The voice of reason??
Believe it or not, those words have been used to describe me on more than one occasion. Me?? I dunno. On the one hand, I think I’m far too opinionated sometimes to be considered reasonable. But on the other, I detest arguing, and I know that the written media lack nuance, voice inflection and so forth, so I try for the most part to soften my harsher words and be tactful.
Unless, of course, I’m dealing with a complete fucktard. Then I don’t bother. 🙂
Social media can be wonderful. Sites such as Twitter, Facebook, FetLife, etc., keep us in touch with loved ones, connect us with new, like-minded friends and can be extremely validating. However, there are pitfalls. One of them is that rarely does a day go by when I don’t have an overwhelming urge to type, “Oh, shut UP, stupid” to some complete stranger.
I realize that scene preferences vary (understatement of the year, there) and that at times, people state their opinions as if they were facts. Not much can be done about that. But sometimes I see such drivel (yes, the word is drivel, not dribble, for @#$%’s sake), I cringe to think that newbies are reading it. This is when I feel the need to speak up.
On FetLife today, there was a thread where a male top posted about spanking parties. In a nutshell, he loves them, but his sub does not. She doesn’t like the idea of being spanked publicly; she thinks it’s an intimate activity. Perfectly reasonable. Said top stated that he realized he can’t force her to do it (good for him), but he wishes she would change her mind. He asked the forum’s bottoms for their own thoughts/experiences on parties and if their play preferences had changed after going to them.
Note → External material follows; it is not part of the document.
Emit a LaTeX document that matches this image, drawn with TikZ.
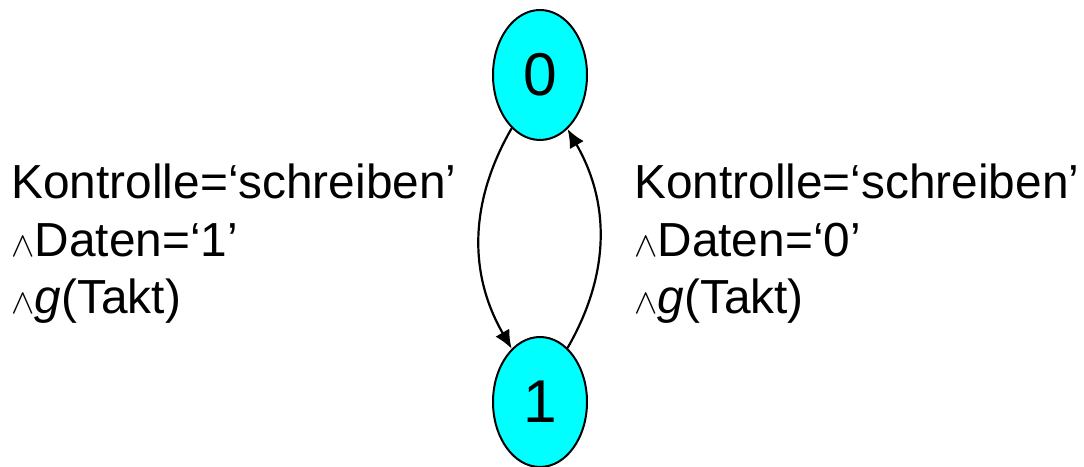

He got many sensible replies. And then there was this:
Spanking is about humiliation so you should make do it with her legs apart so she has no privacy. If she feels bothered you should set an example by getting naked as well.
Way to be helpful, guy.
First, any time you hear or read anything that starts with “Spanking is about…,” stop listening from that point on. Blanket statements like those tend to pop out of the mouths of idiots. Spanking is about many things, to many different people, and you cannot speak for everyone (nor can you even imply that you’re doing so). Sure, we all have opinions, and yes, for some, spanking is about humiliation. Whenever I’m stating a preference, I try to make damn sure it is indeed stated as my own preference. For example, you’ve all heard me say, “Spanking, for me, is M/F.” For me, that is what computes in my kinky little brain. I’m not saying that’s what it is, period. That would be awfully presumptuous of me.
Second, you’re realllllly treading on dangerous ground when you advocate forcing your bottom to endure public humiliation. Um… limits? Negotiations? Newbies… if you ever come up against a top who wants to so blatantly ignore your fears or limits, listen to that inner voice we’re all blessed with and run, don’t walk.
Yeah, yeah, I know there’s that whole can of worms about D/s and protocols and how much power a dom has over a sub and all that. This question was about spanking parties, which are more generally about fun, not making your sub/bottom utterly miserable. So, to Mr. Humiliation/Spread Her Legs, I say oh, shut UP, jackass.